— start DATA SEGMENT —
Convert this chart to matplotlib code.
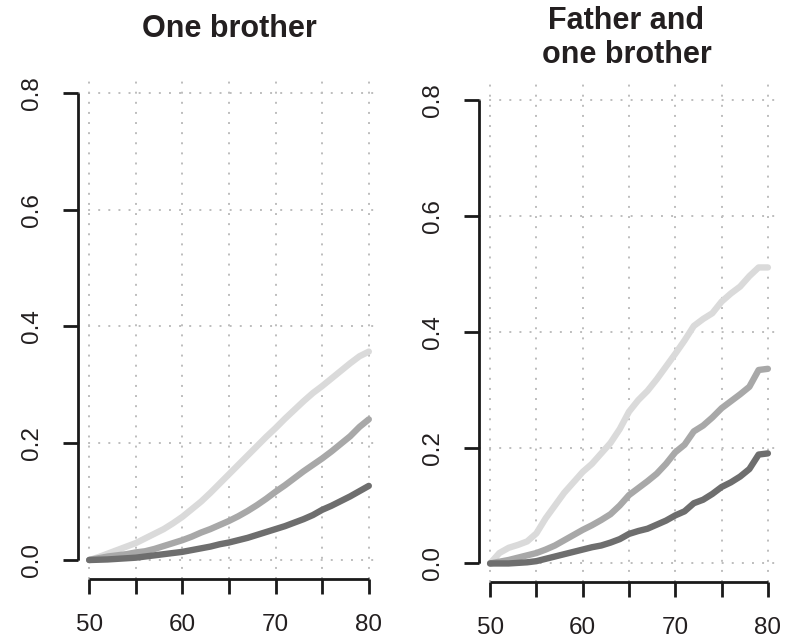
import numpy as np
import matplotlib
matplotlib.use("Agg")
import matplotlib.pyplot as plt

plt.rcParams["font.family"] = ["Liberation Sans", "DejaVu Sans"]

ages = list(range(50, 81))

# Cumulative risk by age, one brother affected
one_brother_high = [0.000, 0.005, 0.011, 0.017, 0.023, 0.029, 0.037, 0.045, 0.053, 0.063,
                    0.074, 0.087, 0.100, 0.115, 0.131, 0.147, 0.163, 0.179, 0.195, 0.211,
                    0.226, 0.242, 0.257, 0.272, 0.286, 0.298, 0.311, 0.324, 0.337, 0.349, 0.357]
one_brother_mid = [0.000, 0.003, 0.006, 0.008, 0.010, 0.013, 0.015, 0.019, 0.024, 0.029,
                   0.034, 0.040, 0.047, 0.053, 0.060, 0.067, 0.075, 0.084, 0.094, 0.105,
                   0.117, 0.128, 0.140, 0.152, 0.163, 0.174, 0.186, 0.199, 0.212, 0.228, 0.241]
one_brother_low = [0.000, 0.0005, 0.001, 0.002, 0.003, 0.004, 0.006, 0.008, 0.010, 0.012,
                   0.014, 0.017, 0.020, 0.023, 0.027, 0.030, 0.034, 0.038, 0.043, 0.048,
                   0.053, 0.058, 0.064, 0.070, 0.077, 0.086, 0.093, 0.101, 0.109, 0.118, 0.127]

# Cumulative risk by age, father and one brother affected
father_brother_high = [0.000, 0.018, 0.027, 0.032, 0.038, 0.052, 0.078, 0.100, 0.122, 0.140,
                       0.158, 0.172, 0.190, 0.208, 0.232, 0.262, 0.282, 0.298, 0.318, 0.340,
                       0.362, 0.385, 0.410, 0.422, 0.432, 0.452, 0.466, 0.478, 0.496, 0.511, 0.511]
father_brother_mid = [0.000, 0.003, 0.006, 0.010, 0.014, 0.018, 0.024, 0.031, 0.040, 0.049,
                      0.058, 0.066, 0.075, 0.085, 0.100, 0.118, 0.130, 0.142, 0.155, 0.172,
                      0.192, 0.205, 0.228, 0.238, 0.252, 0.268, 0.280, 0.292, 0.305, 0.334, 0.336]
father_brother_low = [0.000, 0.000, 0.000, 0.001, 0.002, 0.004, 0.008, 0.012, 0.016, 0.020,
                      0.024, 0.028, 0.031, 0.036, 0.042, 0.051, 0.056, 0.060, 0.067, 0.074,
                      0.083, 0.090, 0.104, 0.110, 0.120, 0.132, 0.140, 0.150, 0.163, 0.188, 0.190]

x_ticks = [50, 55, 60, 65, 70, 75, 80]
x_labels = ["50", "", "60", "", "70", "", "80"]
y_ticks = [0.0, 0.2, 0.4, 0.6, 0.8]
y_labels = ["0.0", "0.2", "0.4", "0.6", "0.8"]

colors = ["#dadada", "#a8a8a8", "#6e6e6e"]
text_color = "#231f20"

W, H = 802, 643
fig = plt.figure(figsize=(W / 100, H / 100), dpi=100)

def px_axes(left, right, top, bottom):
    return [left / W, 1 - bottom / H, (right - left) / W, (bottom - top) / H]

ax1 = fig.add_axes(px_axes(78, 380, 74.3, 578.7))
ax2 = fig.add_axes(px_axes(479, 779, 81.5, 582))

panels = [
    (ax1, [one_brother_high, one_brother_mid, one_brother_low]),
    (ax2, [father_brother_high, father_brother_mid, father_brother_low]),
]

for ax, series in panels:
    ax.set_xlim(48.8, 81.2)
    ax.set_ylim(-0.032, 0.832)
    for x in x_ticks:
        ax.axvline(x, color="#bdbdbd", lw=1.4, linestyle=(0, (1, 4.2)), zorder=1)
    for y in y_ticks:
        ax.axhline(y, color="#bdbdbd", lw=1.4, linestyle=(0, (1, 4.2)), zorder=1)
    for vals, c in zip(series, colors):
        ax.plot(ages, vals, color=c, lw=4.6, solid_capstyle="round",
                solid_joinstyle="round", zorder=3)
    for s in ("top", "right"):
        ax.spines[s].set_visible(False)
    ax.spines["left"].set_bounds(0.0, 0.8)
    ax.spines["bottom"].set_bounds(50, 80)
    for s in ("left", "bottom"):
        ax.spines[s].set_linewidth(2.0)
        ax.spines[s].set_color("#1a1a1a")
        ax.spines[s].set_capstyle("butt")
    ax.set_xticks(x_ticks)
    ax.set_xticklabels(x_labels)
    ax.set_yticks(y_ticks)
    ax.set_yticklabels(y_labels, rotation=90, va="center")
    ax.tick_params(direction="out", length=10.8, width=2.0, color="#1a1a1a",
                   pad=14.4, labelsize=17.5, labelcolor=text_color)
    ax.set_facecolor("none")

fig.text(229.5 / W, 1 - 37 / H, "One brother", ha="center", va="baseline",
         fontsize=22, fontweight="bold", color=text_color)
fig.text(626.5 / W, 1 - 29 / H, "Father and", ha="center", va="baseline",
         fontsize=22, fontweight="bold", color=text_color)
fig.text(626.5 / W, 1 - 63 / H, "one brother", ha="center", va="baseline",
         fontsize=22, fontweight="bold", color=text_color)

fig.savefig("out.png", dpi=100, facecolor="white")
— end DATA SEGMENT —
» EXERCISE
Leave the pictures out and reproduce exactly the lines from the top of the listing above through the line with "0.109, 0.118, 0.127]".

» EXPECTED ANSWER
Convert this chart to matplotlib code.
import numpy as np
import matplotlib
matplotlib.use("Agg")
import matplotlib.pyplot as plt

plt.rcParams["font.family"] = ["Liberation Sans", "DejaVu Sans"]

ages = list(range(50, 81))

# Cumulative risk by age, one brother affected
one_brother_high = [0.000, 0.005, 0.011, 0.017, 0.023, 0.029, 0.037, 0.045, 0.053, 0.063,
                    0.074, 0.087, 0.100, 0.115, 0.131, 0.147, 0.163, 0.179, 0.195, 0.211,
                    0.226, 0.242, 0.257, 0.272, 0.286, 0.298, 0.311, 0.324, 0.337, 0.349, 0.357]
one_brother_mid = [0.000, 0.003, 0.006, 0.008, 0.010, 0.013, 0.015, 0.019, 0.024, 0.029,
                   0.034, 0.040, 0.047, 0.053, 0.060, 0.067, 0.075, 0.084, 0.094, 0.105,
                   0.117, 0.128, 0.140, 0.152, 0.163, 0.174, 0.186, 0.199, 0.212, 0.228, 0.241]
one_brother_low = [0.000, 0.0005, 0.001, 0.002, 0.003, 0.004, 0.006, 0.008, 0.010, 0.012,
                   0.014, 0.017, 0.020, 0.023, 0.027, 0.030, 0.034, 0.038, 0.043, 0.048,
                   0.053, 0.058, 0.064, 0.070, 0.077, 0.086, 0.093, 0.101, 0.109, 0.118, 0.127]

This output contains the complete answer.